I have scraped some data off Amazon for a client. I need to use that data to create an 'Above the fold' report which basically means that I have show the top 3 results on the page for each of the keywords that I've scraped.
Now, on Amazon, the search results are a mix of Sponsored results (which are paid) and organic results (which are free). The sponsored results are listed first, and the organic results after that.
The rule that I need to set in place is that for each keyword and each date, get the top 3 sponsored results. If there are no sponsored results, get the top three organic results
. However, the added layer of complication is; if there are 2 sponsored results, I need to get those two and then get the first organic result.
A simplified view of my table looks like this:
keyword report_date rank_no result_type
test1 2022-10-10 1 Sponsored
test1 2022-10-10 2 Sponsored
test1 2022-10-10 3 Sponsored
test1 2022-10-10 4 Sponsored
test1 2022-10-10 5 Sponsored
test1 2022-10-10 1 Organic
test1 2022-10-10 2 Organic
test1 2022-10-10 3 Organic
test2 2022-10-10 1 Organic
test2 2022-10-10 2 Organic
test2 2022-10-10 3 Organic
test2 2022-10-10 4 Organic
test3 2022-10-10 1 Sponsored
test3 2022-10-10 2 Sponsored
test3 2022-10-10 1 Organic
test3 2022-10-10 2 Organic
test3 2022-10-10 3 Organic
Based on rank_no:
- for test1, the results should be the top 3 sponsored results
- for test2, the results should be the top 3 organic products
- for test3, the result should be the top 2 sponsored products and the top organic product.
I have been googling to find a solution to this problem but I haven't found anything yet. If you can help me with a solution OR a suggestion on what to google to find a solution to this problem, I'd be very grateful.

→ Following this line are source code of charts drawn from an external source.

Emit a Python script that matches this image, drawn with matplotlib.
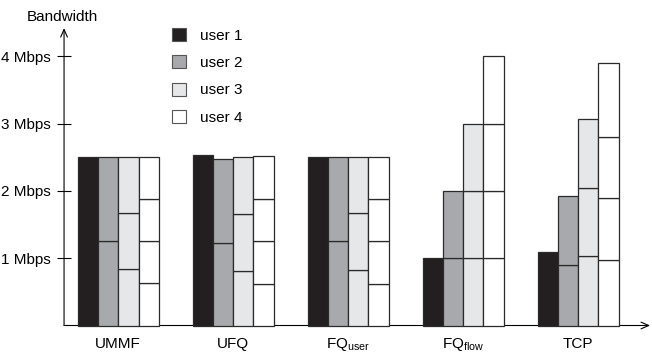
import numpy as np
import matplotlib.pyplot as plt
from matplotlib.patches import Patch

plt.rcParams['font.family'] = ['Liberation Sans', 'DejaVu Sans']
plt.rcParams['mathtext.fontset'] = 'custom'
plt.rcParams['mathtext.rm'] = 'Liberation Sans'
plt.rcParams['font.size'] = 11

# schemes on the x axis
schemes = ['UMMF', 'UFQ', r'FQ$_{\mathrm{user}}$', r'FQ$_{\mathrm{flow}}$', 'TCP']
users = ['user 1', 'user 2', 'user 3', 'user 4']

# per-flow bandwidth (Mbps) of each user, stacked bottom to top
ummf = [[2.5], [1.25, 1.25], [0.835, 0.835, 0.83], [0.625, 0.625, 0.625, 0.625]]
ufq = [[2.53], [1.22, 1.25], [0.81, 0.85, 0.84], [0.62, 0.63, 0.63, 0.64]]
fq_user = [[2.5], [1.25, 1.25], [0.83, 0.84, 0.83], [0.62, 0.63, 0.63, 0.62]]
fq_flow = [[1.0], [1.0, 1.0], [1.0, 1.0, 1.0], [1.0, 1.0, 1.0, 1.0]]
tcp = [[1.09], [0.90, 1.03], [1.03, 1.01, 1.03], [0.97, 0.92, 0.91, 1.10]]
yticks = [1, 2, 3, 4]

colors = ['#231f20', '#a7a9ac', '#e6e7e8', '#ffffff']
edge = '#2a2a2a'

fig = plt.figure(figsize=(6.52, 3.54), dpi=100)
ax = fig.add_axes([0, 0, 1, 1])
ax.set_xlim(-1.028, 4.642)
ax.set_ylim(-0.4235, 4.837)

w = 0.1765
x0 = -0.471  # where the y axis sits
for g, flows_by_user in enumerate([ummf, ufq, fq_user, fq_flow, tcp]):
    for u, flows in enumerate(flows_by_user):
        x = g + (u - 1.5) * w
        bottom = 0
        for f in flows:
            ax.bar(x, f, width=w, bottom=bottom, color=colors[u],
                   edgecolor=edge, linewidth=0.9, zorder=2)
            bottom += f

# axes drawn as arrows
arrow = dict(arrowstyle='->,head_length=0.5,head_width=0.22', lw=0.8,
             color='black', shrinkA=0, shrinkB=0)
ax.annotate('', xy=(x0, 4.42), xytext=(x0, 0), arrowprops=arrow, zorder=3)
ax.annotate('', xy=(4.625, 0), xytext=(x0, 0), arrowprops=arrow, zorder=1)
ax.text(x0 - 0.015, 4.59, 'Bandwidth', ha='center', va='center')

for s in ax.spines.values():
    s.set_visible(False)
ax.spines['left'].set_position(('data', x0))
ax.spines['bottom'].set_position(('data', 0))
ax.set_yticks(yticks)
ax.set_yticklabels([f'{v} Mbps' for v in yticks])
ax.tick_params(axis='y', direction='inout', length=10, width=0.8, pad=4.5)
ax.set_xticks(range(len(schemes)))
ax.set_xticklabels(schemes, va='baseline')
ax.tick_params(axis='x', length=0, pad=16)

handles = [Patch(facecolor=c, edgecolor='#555555', linewidth=0.8) for c in colors]
ax.legend(handles, users, loc='upper left', bbox_to_anchor=(172 / 652, 1 - 28 / 354),
          bbox_transform=fig.transFigure, frameon=False, borderpad=0,
          handlelength=0.94, handleheight=0.94, handletextpad=0.88,
          labelspacing=0.82, borderaxespad=0)

fig.savefig('out.png', dpi=100)
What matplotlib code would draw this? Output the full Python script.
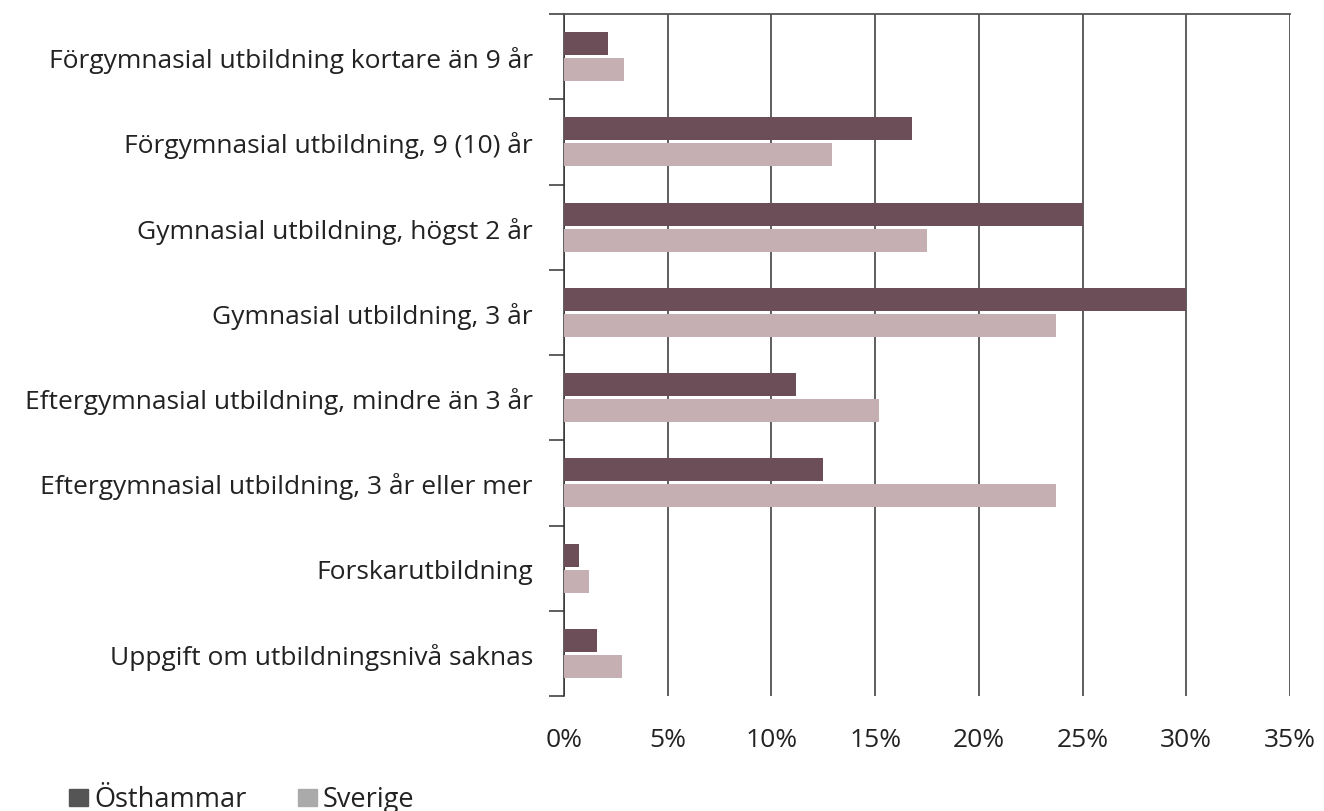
import matplotlib
matplotlib.use('Agg')
import matplotlib.pyplot as plt
import numpy as np
from matplotlib.patches import Rectangle

# Utbildningsnivå, andel av befolkningen (%)
categories = ['Förgymnasial utbildning kortare än 9 år',
              'Förgymnasial utbildning, 9 (10) år',
              'Gymnasial utbildning, högst 2 år',
              'Gymnasial utbildning, 3 år',
              'Eftergymnasial utbildning, mindre än 3 år',
              'Eftergymnasial utbildning, 3 år eller mer',
              'Forskarutbildning',
              'Uppgift om utbildningsnivå saknas']
osthammar = [2.1, 16.8, 25.0, 30.0, 11.2, 12.5, 0.7, 1.6]
sverige = [2.9, 12.9, 17.5, 23.7, 15.2, 23.7, 1.2, 2.8]
xticks = [0, 5, 10, 15, 20, 25, 30, 35]
xticklabels = ['0%', '5%', '10%', '15%', '20%', '25%', '30%', '35%']
series_names = ['Östhammar', 'Sverige']

plt.rcParams['font.family'] = ['Open Sans', 'DejaVu Sans']

dark = '#6b4e57'
light = '#c5afb3'

W, H = 1324, 812
fig = plt.figure(figsize=(W / 100, H / 100), dpi=100)
ax = fig.add_axes([564 / W, 1 - 697 / H, (1290 - 564) / W, (697 - 15) / H])

y = np.arange(len(categories))
ax.barh(y - 0.152, osthammar, height=0.27, color=dark, zorder=3)
ax.barh(y + 0.152, sverige, height=0.27, color=light, zorder=3)

ax.set_xlim(0, 35)
ax.set_ylim(len(categories) - 0.5, -0.5)

ax.set_xticks(xticks)
ax.set_xticklabels(xticklabels, fontsize=19, color='#222222')
ax.tick_params(axis='x', length=0, pad=22)
ax.grid(axis='x', color='#333333', linewidth=1.1, zorder=1)

# kategorinamn i mitten, tickmarkeringar mellan kategorierna
ax.set_yticks(y)
ax.set_yticklabels(categories, fontsize=19, color='#222222')
ax.tick_params(axis='y', which='major', length=0, pad=22.5)
ax.set_yticks(np.arange(len(categories) + 1) - 0.5, minor=True)
ax.tick_params(axis='y', which='minor', length=11, width=1.1, color='#333333')

for s in ['right', 'bottom']:
    ax.spines[s].set_visible(False)
ax.spines['top'].set_color('#555555')
ax.spines['top'].set_linewidth(1.3)
ax.spines['left'].set_color('#333333')
ax.spines['left'].set_linewidth(1.1)

# förklaring längst ner till vänster
leg_colors = ['#555555', '#aaaaaa']
leg_x = [69, 298]
for name, c, x0 in zip(series_names, leg_colors, leg_x):
    fig.add_artist(Rectangle((x0 / W, 5 / H), 19 / W, 17 / H, color=c,
                             transform=fig.transFigure))
    fig.text((x0 + 25) / W, 5 / H, name, fontsize=19.5, color='#222222',
             va='baseline', ha='left')

fig.savefig('out.png', dpi=100)
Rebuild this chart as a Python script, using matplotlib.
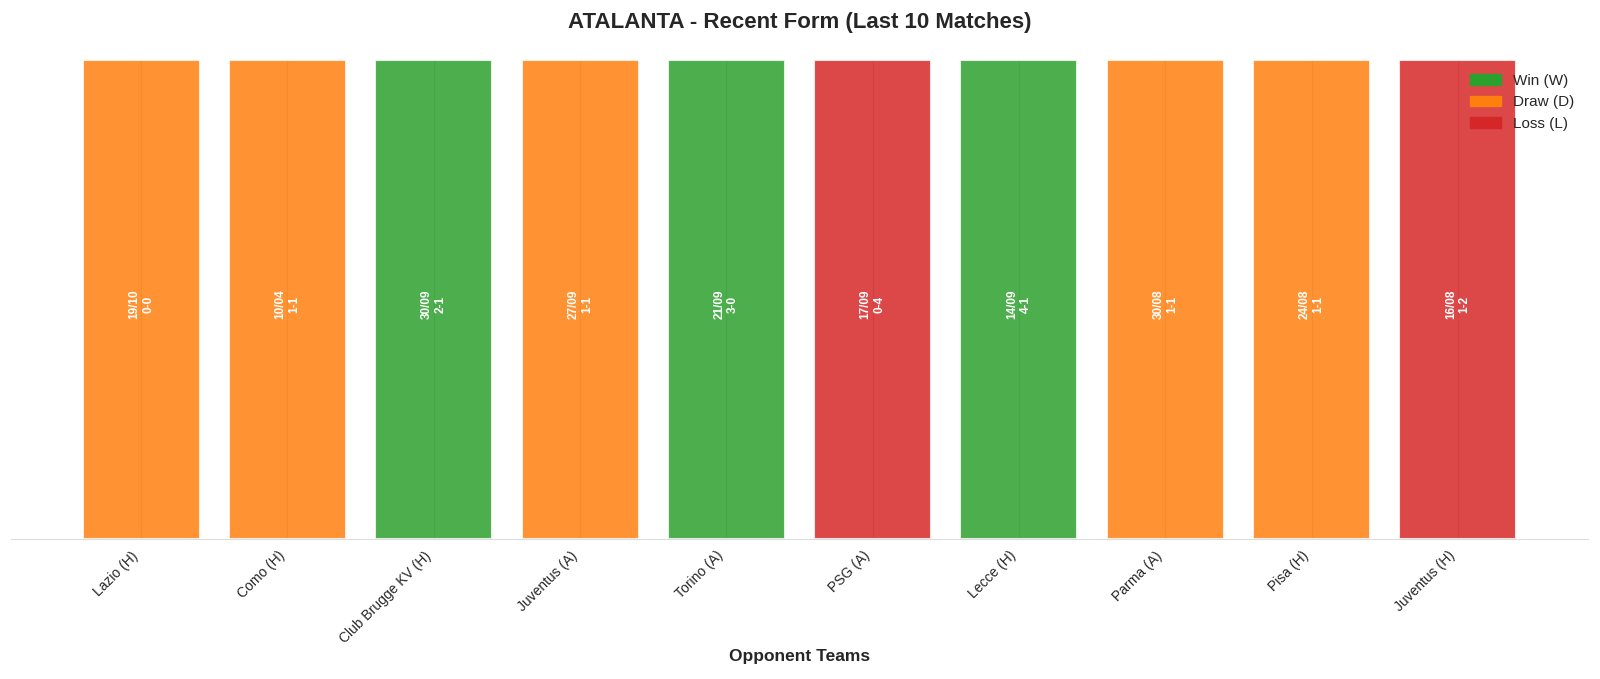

Thank you for your help in advance!
CodePudding user response:
ROW_NUMBER()
can be made to work here:
WITH cte AS (
SELECT *, ROW_NUMBER() OVER (PARTITION BY keyword
ORDER BY result_type DESC, rank_no) rn
FROM yourTable
)
SELECT keyword, report_date, rank_no, result_type
FROM cte
WHERE rn <= 3
ORDER BY keyword, result_type DESC, rank_no;
The ordering used in ROW_NUMBER()
above places Sponsored
records ahead of Organic
. In the case of multiple records of the same keyword type, the ordering uses the lower rank.